Gay Banker Wins Cash Row Against Ex-Partner

A gay banker has won his appeal against a decision to award his former partner £1.7m of the couple's wealth.

Peter Lawrence, 47, claimed West End actor Don Gallagher was receiving more than he was entitled to because judges had taken into account a £2.4m London flat he bought before they got together.

The case is believed to be the first involving a civil partners to reach the Court of Appeal .

The men co-habited for 11 years but their civil partnership only lasted eight months and was dissolved in 2009.

A judge later awarded 54-year-old Mr Gallagher the couple's £900,000 Sussex cottage plus a payout of around £800,000 including some of Mr Lawrence's pension - around 45% of the couple's £4m estimated assets.

The court heard the actor - who appeared in musicals including Priscilla Queen of the Desert and Les Miserables as well as episodes of Casualty and Taggart - earned around £100,000.

Mr Lawrence, a high-flying analyst, had a salary of £390,000 from his job with City giant JP Morgan .

Judges heard how Mr Lawrence's flat, near fashionable Borough Market, had risen in value from £650,000 to £2.4m while the couple were together.

Mr Gallagher argued he was entitled to some of the value because he had played the major "home-making role", furnishing, maintaining and redecorating the property.

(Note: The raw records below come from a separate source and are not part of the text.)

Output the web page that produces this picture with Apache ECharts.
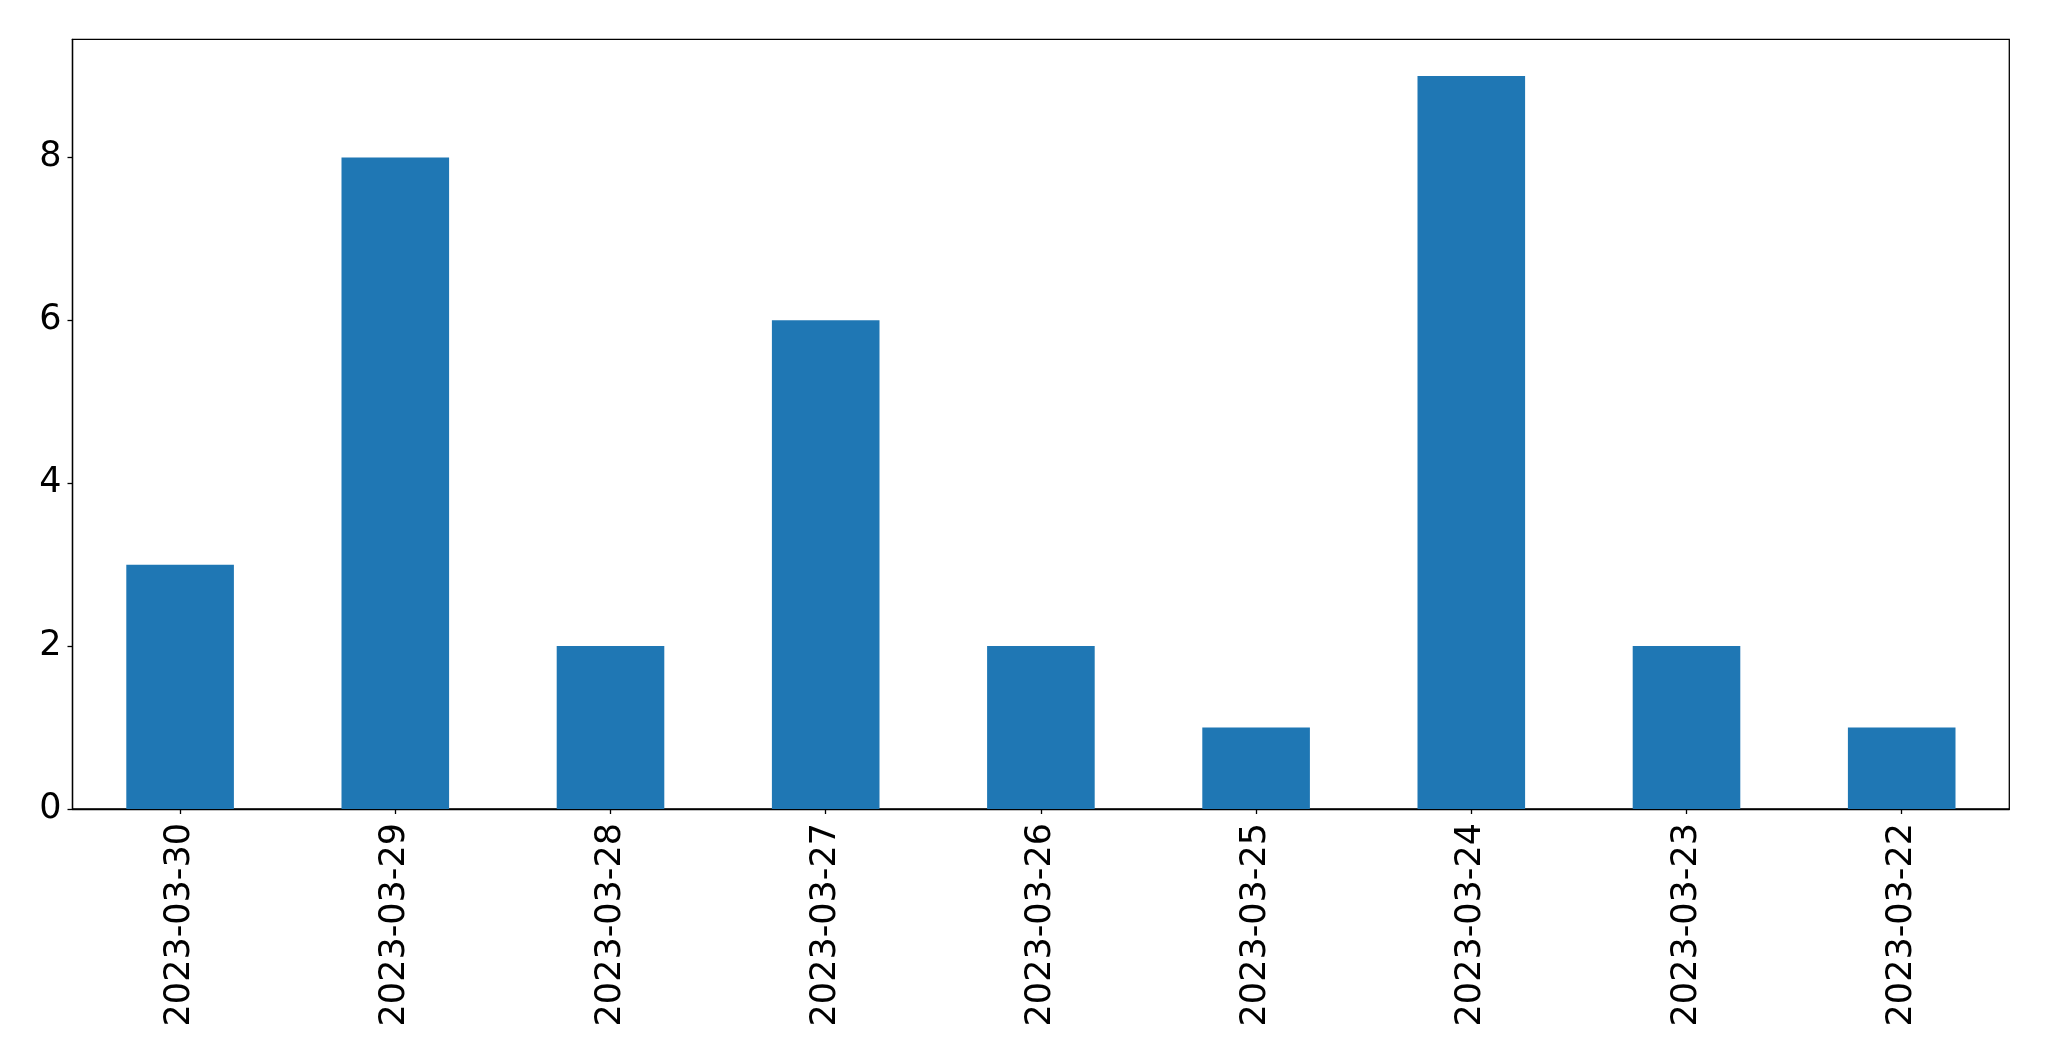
<!DOCTYPE html>
<html>
<head>
<meta charset="utf-8">
<script src="https://cdn.jsdelivr.net/npm/echarts@6/dist/echarts.min.js"></script>
<style>html,body{margin:0;padding:0;background:#fff;}#c{width:2049px;height:1061px;}</style>
</head>
<body>
<div id="c"></div>
<script>
const categories = ['2023-03-30','2023-03-29','2023-03-28','2023-03-27','2023-03-26','2023-03-25','2023-03-24','2023-03-23','2023-03-22'];
const values = [3, 8, 2, 6, 2, 1, 9, 2, 1];
const yTicks = [0, 2, 4, 6, 8];

const chart = echarts.init(document.getElementById('c'), null, {renderer: 'canvas'});
chart.setOption({
  animation: false,
  backgroundColor: '#ffffff',
  grid: {
    left: 72.5, right: 39.7, top: 39.3, bottom: 252,
    show: true, borderColor: '#000', borderWidth: 1.3, backgroundColor: 'transparent'
  },
  xAxis: {
    type: 'category',
    data: categories,
    boundaryGap: true,
    axisLine: {show: true, lineStyle: {color: '#000', width: 1.3}},
    axisTick: {show: true, alignWithLabel: true, length: 5, lineStyle: {color: '#000', width: 1.3}},
    axisLabel: {rotate: 90, fontFamily: 'DejaVu Sans', fontSize: 35, color: '#000', margin: 14, interval: 0},
    splitLine: {show: false}
  },
  yAxis: {
    type: 'value',
    min: 0, max: 9.45, interval: 2,
    axisLine: {show: true, lineStyle: {color: '#000', width: 1.3}},
    axisTick: {show: true, length: 5, customValues: yTicks, lineStyle: {color: '#000', width: 1.3}},
    axisLabel: {fontFamily: 'DejaVu Sans', fontSize: 35, color: '#000', margin: 11, customValues: yTicks},
    splitLine: {show: false}
  },
  series: [{
    type: 'bar',
    data: values,
    barCategoryGap: '50%',
    itemStyle: {color: '#1f77b4'}
  }]
});
</script>
</body>
</html>
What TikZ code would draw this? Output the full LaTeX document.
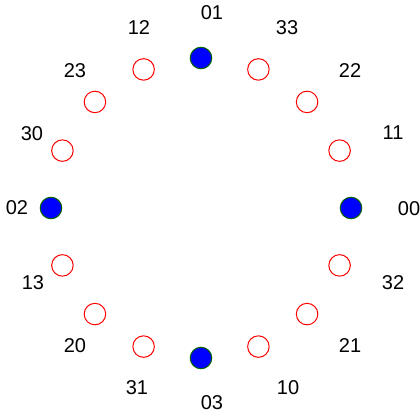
\documentclass[tikz,border=0pt]{standalone}
\usepackage{fontspec}
\setmainfont{Liberation Sans}
\definecolor{outlinegreen}{RGB}{0,100,0}
\begin{document}
\begin{tikzpicture}[x=1pt,y=-1pt,
  redc/.style={circle,draw=red,line width=1pt,minimum size=21.5pt,inner sep=0pt},
  bluec/.style={circle,draw=outlinegreen,fill=blue,line width=1pt,minimum size=21.5pt,inner sep=0pt},
  lab/.style={inner sep=0pt,font=\fontsize{20}{24}\selectfont}]
\useasboundingbox (0,0) rectangle (420,415);
% circles
\foreach \i in {0,...,15}{
  \pgfmathsetmacro{\a}{22.5*\i}
  \pgfmathtruncatemacro{\m}{mod(\i,4)}
  \ifnum\m=0
    \node[bluec] (c\i) at ({201+150*cos(\a)},{208-150*sin(\a)}) {};
  \else
    \node[redc] (c\i) at ({201+150*cos(\a)},{208-150*sin(\a)}) {};
  \fi
}
% labels
\node[lab] (l00) at (409,209) {00};
\node[lab] (l11) at (393,133) {11};
\node[lab] (l22) at (350,71) {22};
\node[lab] (l33) at (287,28) {33};
\node[lab] (l01) at (212,13) {01};
\node[lab] (l12) at (139,28) {12};
\node[lab] (l23) at (75,71) {23};
\node[lab] (l30) at (32,134) {30};
\node[lab] (l02) at (17,208) {02};
\node[lab] (l13) at (33,283) {13};
\node[lab] (l20) at (75,346) {20};
\node[lab] (l31) at (137,388) {31};
\node[lab] (l03) at (212,403) {03};
\node[lab] (l10) at (288,388) {10};
\node[lab] (l21) at (350,346) {21};
\node[lab] (l32) at (393,283) {32};
\end{tikzpicture}
\end{document}
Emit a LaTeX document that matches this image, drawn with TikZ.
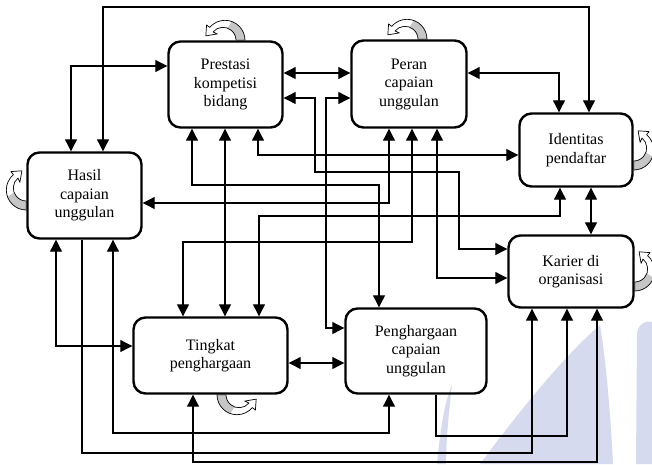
\documentclass[tikz,border=0pt]{standalone}
\usepackage{fontspec}
\setmainfont{Liberation Serif}
\usetikzlibrary{arrows.meta}

\definecolor{watermarkblue}{RGB}{214,218,238}

\tikzset{
	box/.style={draw, line width=2.4pt, rounded corners=12pt, align=center, inner sep=0pt,
		font=\fontsize{16}{18.5}\selectfont},
	link/.style={line width=1.1pt},
	>={Triangle[length=12pt,width=12pt]},
	selfloop/.pic={
		\begin{scope}[y=1pt]
			\fill[white] (20,0) arc[start angle=0,end angle=140,radius=20] -- (-18.4,15.4) -- (-19.2,4.4)
				-- (-7.7,6.4) -- (-11.96,8.36) arc[start angle=140,end angle=0,radius=13] -- cycle;
			\fill[gray!45] (20,0) arc[start angle=0,end angle=70,radius=20] -- (2.45,12.22)
				arc[start angle=70,end angle=0,radius=13] -- cycle;
			\draw[line width=0.7pt, line join=round] (20,0) arc[start angle=0,end angle=140,radius=20] -- (-18.4,15.4) -- (-19.2,4.4)
				-- (-7.7,6.4) -- (-11.96,8.36) arc[start angle=140,end angle=0,radius=13] -- cycle;
		\end{scope}
	}
}

\begin{document}
\begin{tikzpicture}[x=1pt, y=-1pt]
	\useasboundingbox (0,0) rectangle (652,464);

	\fill[watermarkblue] (437,464) .. controls (440,430) and (445,400) .. (452,385)
		.. controls (449,410) and (446,440) .. (446,464) -- cycle;
	\fill[watermarkblue] (480,464) .. controls (520,410) and (565,355) .. (600,325)
		.. controls (606,360) and (611,420) .. (613,464) -- cycle;
	\fill[watermarkblue] (636,464) -- (637,335) .. controls (637,325) and (645,320) .. (652,322) -- (652,464) -- cycle;

	\node[box, minimum width=114pt, minimum height=86pt] (hasil) at (84.5,195.5) {Hasil\\capaian\\unggulan};
	\node[box, minimum width=114pt, minimum height=86pt] (prestasi) at (225.5,84.5) {Prestasi\\kompetisi\\bidang};
	\node[box, minimum width=115pt, minimum height=87pt] (peran) at (409,84) {Peran\\capaian\\unggulan};
	\node[box, minimum width=113pt, minimum height=73pt] (identitas) at (576,150) {Identitas\\pendaftar};
	\node[box, minimum width=125pt, minimum height=72pt] (karier) at (571,271.5) {Karier di\\organisasi};
	\node[box, minimum width=141pt, minimum height=85pt] (penghargaan) at (416,351) {Penghargaan\\capaian\\unggulan};
	\node[box, minimum width=154pt, minimum height=76pt] (tingkat) at (210.5,355.5) {Tingkat\\penghargaan};

	\pic at (prestasi.north -| 225,0) {selfloop};
	\pic at (peran.north -| 407,0) {selfloop};
	\pic[rotate=-90] at (identitas.east |- 0,150) {selfloop};
	\pic[rotate=-90] at (karier.east |- 0,271) {selfloop};
	\pic[xscale=-1, rotate=-90] at (hasil.west |- 0,190) {selfloop};
	\pic[rotate=180] at (tingkat.south -| 237,0) {selfloop};

	\draw[link,<->] (hasil.north -| 103,0) -- (103,7) -- (589,7) -- (identitas.north -| 589,0);
	\draw[link,<->] (hasil.north -| 71,0) |- (prestasi.west |- 0,66);
	\draw[link,<->] (prestasi.east |- 0,73) -- (peran.west |- 0,73);
	\draw[link,<->] (prestasi.east |- 0,98) -| (315,172) -| (459,249) -- (karier.west |- 0,249);
	\draw[link,<->] (peran.west |- 0,98) -| (326,328) -- (penghargaan.west |- 0,328);
	\draw[link,<->] (peran.east |- 0,73) -| (identitas.north -| 559,0);
	\draw[link,<->] (identitas.south -| 591,0) -- (karier.north -| 591,0);
	\draw[link,<->] (prestasi.south -| 192,0) |- (379,185) -- (penghargaan.north -| 379,0);
	\draw[link,<->] (prestasi.south -| 225,0) -- (tingkat.north -| 225,0);
	\draw[link,<->] (prestasi.south -| 258,0) |- (identitas.west |- 0,155);
	\draw[link,<->] (hasil.east |- 0,203) -| (peran.south -| 389,0);
	\draw[link,<->] (tingkat.north -| 259,0) |- (560,216) -- (identitas.south -| 560,0);
	\draw[link,<->] (tingkat.north -| 183,0) |- (412,242) -- (peran.south -| 412,0);
	\draw[link,<->] (peran.south -| 437,0) |- (karier.west |- 0,278);
	\draw[link,<->] (hasil.south -| 56,0) |- (tingkat.west |- 0,346);
	\draw[link,<->] (tingkat.east |- 0,363) -- (penghargaan.west |- 0,363);
	\draw[link,<->] (hasil.south -| 113,0) |- (389,433) -- (penghargaan.south -| 389,0);
	\draw[link,->] (hasil.south -| 82,0) |- (532,453) -- (karier.south -| 532,0);
	\draw[link,->] (penghargaan.south -| 436,0) |- (567,436) -- (karier.south -| 567,0);
	\draw[link,<->] (tingkat.south -| 193,0) |- (597,462) -- (karier.south -| 597,0);
\end{tikzpicture}
\end{document}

However, Mr Lawrence's lawyers said the fact he bought it before they became a couple meant it should be excluded from the calculations. They argued the couple had a "dual career" relationship.

A panel of three appeal court judges have now ruled in favour of Mr Lawrence and allowed his appeal.

Lord Justice Thorpe said same-sex partnerships enjoy exactly the same rights as straight marriages under the law but said the original financial calculations had followed "too theoretical a map".

The 55%-45% division of assets seemed unfair given the fact Mr Lawrence's flat had soared in value while the couple were together, he said.

"Whether approached on a needs basis or a fair-sharing basis, I would propose a lump sum of £350,000," said the judge.

The Law Commission is currently reviewing legislation on how married couples and civil partners can claim financial support from one another after a divorce or dissolution.

This includes looking at 'non-matrimonial' property which has been acquired before a relationship begins or has been received as a gift or through inheritance. The commission is expected to report back in 2013.

Divorce lawyer Ayesha Vardag commented: "The Court of Appeal's decision in Lawrence v Gallagher makes clear that the same principles for financial division apply to both marriages and civil partnerships.

"The reduction of Mr Gallagher's award was based on correcting the judge's application of the rules on matrimonial property, particularly on how to bring into account the family homes.

"It had nothing to do with any distinction between heterosexual and homosexual partnerships, and indeed makes clear that in this area of law no such distinction would be justified.

"As the court stated, 'The fact that the claim arises from the dissolution of a Civil Partnership rather than a marriage is of little moment.'

"The decision should reassure civil partners that they will be treated identically to married couples by the courts when they divorce."